There’s many flavors of product marketers – you can hire those who lean much more on the marketing side or those that lean more on the product side (and are more technical). The best product marketers will enjoy both types of work even if they lean one way or another.
Early stage businesses can be very product-driven, so a strong PMM may be useful early on to help look at product roadmap etc, but you may want to consider bringing on a generalist who has had product marketing experience. When you are small and perhaps your business is small and not so complex, product marketing may be a mere concept. A generalist can pave the way for you to eventually hire on a dedicated product marketer.
The graph below may help you visualize where or when you should be hiring a PMM.
Bonus! Here’s a sample job description you can leverage to create your own.
Where does product marketing sit?
This is an age old question – does product marketer sit in product management (PM) or marketing? As a marketer, I am, of course, biased and believe that PMM should sit with marketing, but truthfully, it depends on what stage the business is in.

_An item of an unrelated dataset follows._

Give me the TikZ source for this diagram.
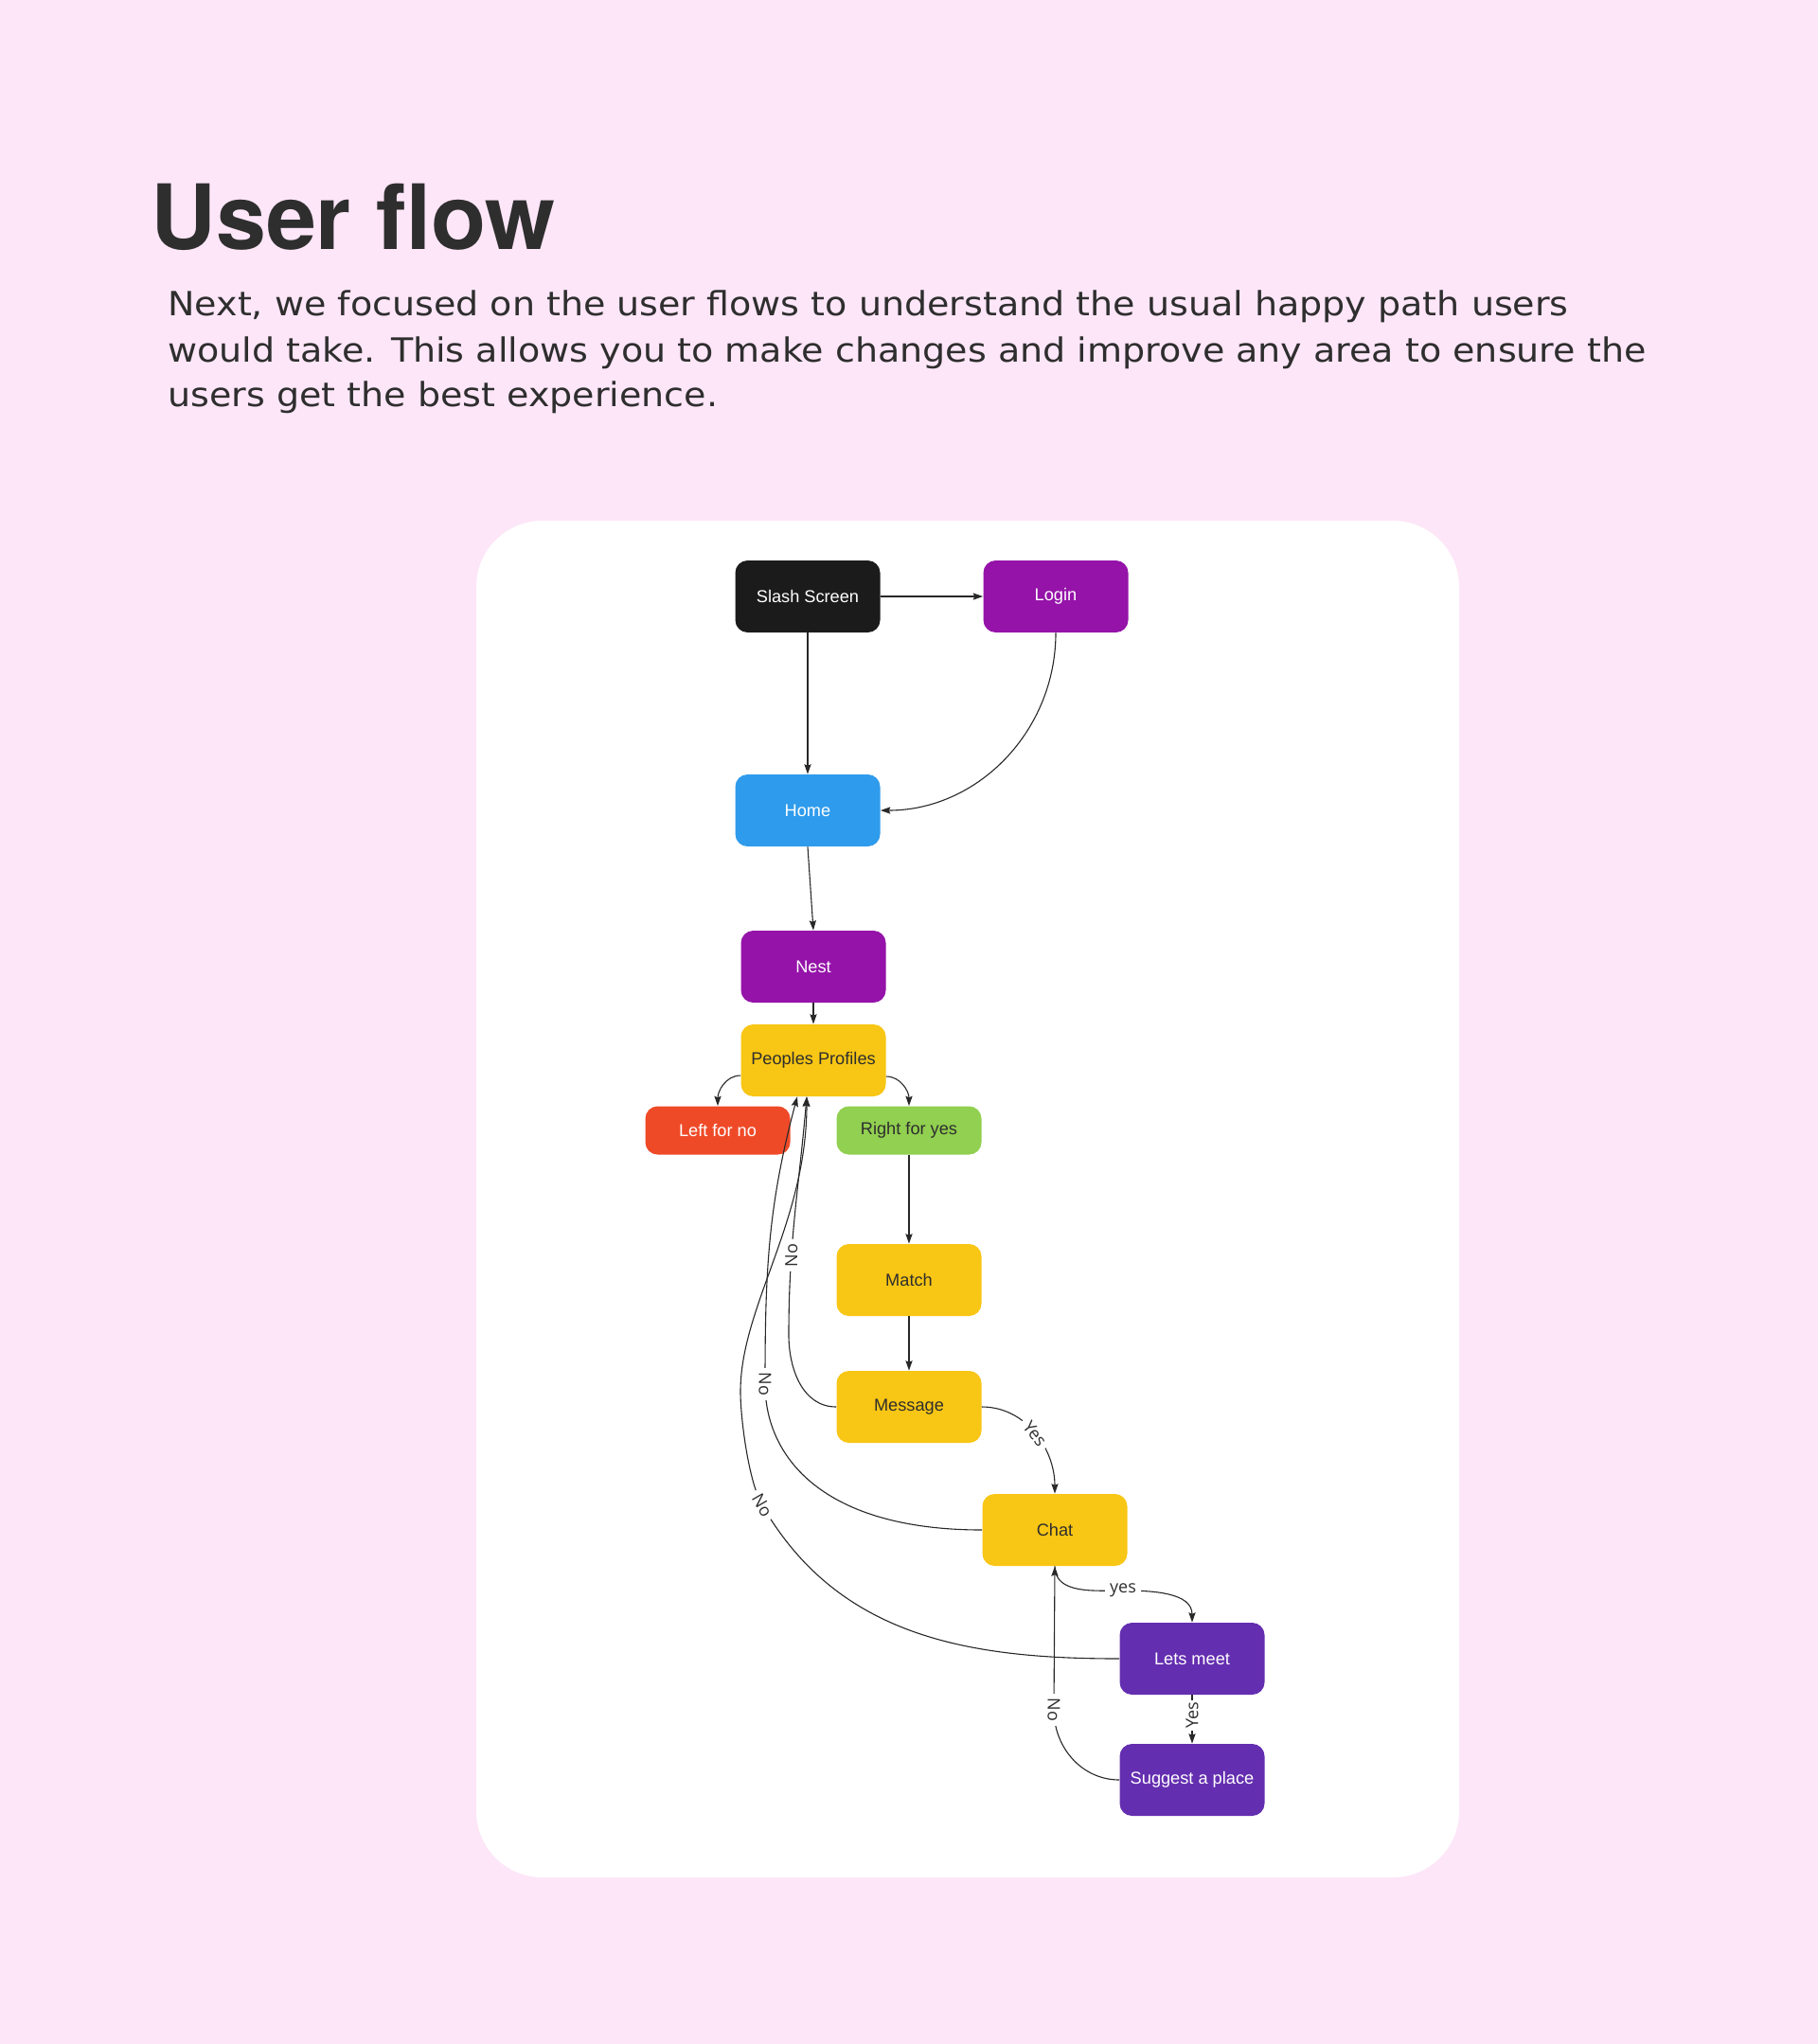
\documentclass[tikz,border=0pt]{standalone}
\usepackage{fontspec}
\setmainfont{Liberation Sans}
\newfontfamily\titlefont{TeX Gyre Heros}
\newfontfamily\parafont[FakeStretch=1.08]{DejaVu Sans}
\newfontfamily\lblfont{Open Sans}
\usetikzlibrary{arrows.meta,calc}
\definecolor{bgpink}{RGB}{253,230,248}
\definecolor{txtdark}{RGB}{46,46,46}
\definecolor{cblack}{RGB}{27,27,27}
\definecolor{cmagenta}{RGB}{149,19,169}
\definecolor{cblue}{RGB}{47,155,236}
\definecolor{cyellow}{RGB}{248,198,20}
\definecolor{cred}{RGB}{239,74,40}
\definecolor{cgreen}{RGB}{145,208,80}
\definecolor{cviolet}{RGB}{100,46,176}
\definecolor{edgecol}{RGB}{40,40,40}
\begin{document}
\begin{tikzpicture}[x=0.5pt,y=-0.5pt,
  box/.style={rounded corners=6.5pt, minimum width=76.5pt, minimum height=38pt, inner sep=0pt, font=\fontsize{9.1}{11}\selectfont, text=white},
  lightbox/.style={box, text=txtdark},
  shortbox/.style={minimum height=25.5pt},
  edge/.style={draw=edgecol, line width=0.55pt, -{Stealth[length=5.2pt,width=3.6pt,inset=0.8pt]}},
  lbl/.style={fill=white, inner xsep=2.4pt, inner ysep=1.2pt, font=\lblfont\fontsize{9}{10}\selectfont, text=txtdark},
  heading/.style={anchor=base west, inner sep=0pt, text=txtdark},
  bodyline/.style={heading, font=\parafont\fontsize{17.6}{24}\selectfont},
]
% background and card
\fill[bgpink] (0,0) rectangle (1920,2159);
\useasboundingbox (0,0) rectangle (1920,2159);
\fill[white, rounded corners=35pt] (503,550) rectangle (1541,1983);

% heading
\node[heading, font=\titlefont\bfseries\fontsize{47.6}{52}\selectfont] (title) at (159,263) {User flow};
\node[bodyline] (p1) at (177,333) {Next, we focused on the user flows to understand the usual happy path users};
\node[bodyline] (p2) at (177,382) {would take. This allows you to make changes and improve any area to ensure the};
\node[bodyline] (p3) at (177,429) {users get the best experience.};

% nodes
\node[box, fill=cblack] (slash) at (853,630) {Slash Screen};
\node[box, fill=cmagenta] (login) at (1115,630) {Login};
\node[box, fill=cblue] (home) at (853,856) {Home};
\node[box, fill=cmagenta] (nest) at (859,1021) {Nest};
\node[lightbox, fill=cyellow] (pp) at (859,1120) {Peoples Profiles};
\node[box, shortbox, fill=cred] (left) at (758,1194) {Left for no};
\node[lightbox, shortbox, fill=cgreen] (right) at (960,1194) {Right for yes};
\node[lightbox, fill=cyellow] (match) at (960,1352) {Match};
\node[lightbox, fill=cyellow] (msg) at (960,1486) {Message};
\node[lightbox, fill=cyellow] (chat) at (1114,1616) {Chat};
\node[box, fill=cviolet] (lets) at (1259,1752) {Lets meet};
\node[box, fill=cviolet] (sugg) at (1259,1880) {Suggest a place};

% helper coordinates
\coordinate (ppA) at ($(pp.south)+(-17,0)$);
\coordinate (ppB) at ($(pp.south)+(-7,0)$);
\coordinate (yesm) at (1186,1680);
\coordinate (noS) at (1113,1806);
\coordinate (bA) at (833,1410);
\coordinate (aL) at (808,1462);
\coordinate (cL) at (805,1590);
\coordinate (cM) at (782,1470);

% connectors
\draw[edge] (slash.east) -- (login.west);
\draw[edge] (slash.south) -- (home.north);
\draw[edge] (login.south) to[out=-90,in=0] (home.east);
\draw[edge] (home.south) -- (nest.north);
\draw[edge] (nest.south) -- (pp.north);
\draw[edge] ($(pp.west)+(0,16)$) to[out=180,in=90] (left.north);
\draw[edge] ($(pp.east)+(0,17)$) to[out=0,in=90] (right.north);
\draw[edge] (right.south) -- (match.north);
\draw[edge] (match.south) -- (msg.north);
\draw[edge] (msg.east) to[out=0,in=90] node[lbl, sloped] {Yes} (chat.north);
\draw[edge] (chat.south) to[out=-90,in=180] (yesm) node[lbl] {yes} to[out=0,in=90] (lets.north);
\draw[edge] (lets.south) -- node[lbl, inner xsep=1pt, pos=0.42, rotate=90] {Yes} (sugg.north);
\draw[edge] (sugg.west) to[out=180,in=-90] (noS) node[lbl, rotate=-90] {No} -- (chat.south);
\draw[edge] (msg.west) to[out=180,in=-90] (bA) to[out=90,in=-95] node[lbl, pos=0.32, rotate=90] {No} (ppB);
\draw[edge] (chat.west) .. controls +(-167,0) and +(0,78) .. (aL) node[lbl, rotate=-90] {No} to[out=90,in=-105] (ppA);
\draw[edge] (lets.west) to[out=180,in=-60] (cL) node[lbl, rotate=-60] {No} to[out=120,in=-90,looseness=0.6] (cM) .. controls +(0,-90) and +(0,133) .. (ppB);
\end{tikzpicture}
\end{document}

For early stage businesses that are still working out product-market fit, a PMM may need to sit under the product team. Often times all of that foundational work – personas, product roadmaps, competitive research, needs to be done with the eye of a product manager who is living and breathing the building of the product. You can often think of a product manager as a “CEO” of a product, while the PMM is the “CMO” of a product. In this instance, the demand piece of marketing may be less important as getting the product “right” for launch.
For later stage businesses, especially when product is mature, or there are multiple products and PMM becomes its own function, it should sit within marketing. This is because marketing will be working much more closely with PMM to drive growth (or adoption), and a PMM will be working much more closely with sales.
The key thing to note with having product marketing is that it’s critical to any organization (even service-forward ones). Even if you don’t hire a dedicated PMM, you should hire someone with knowledge and background in how to support the successful growth of a product.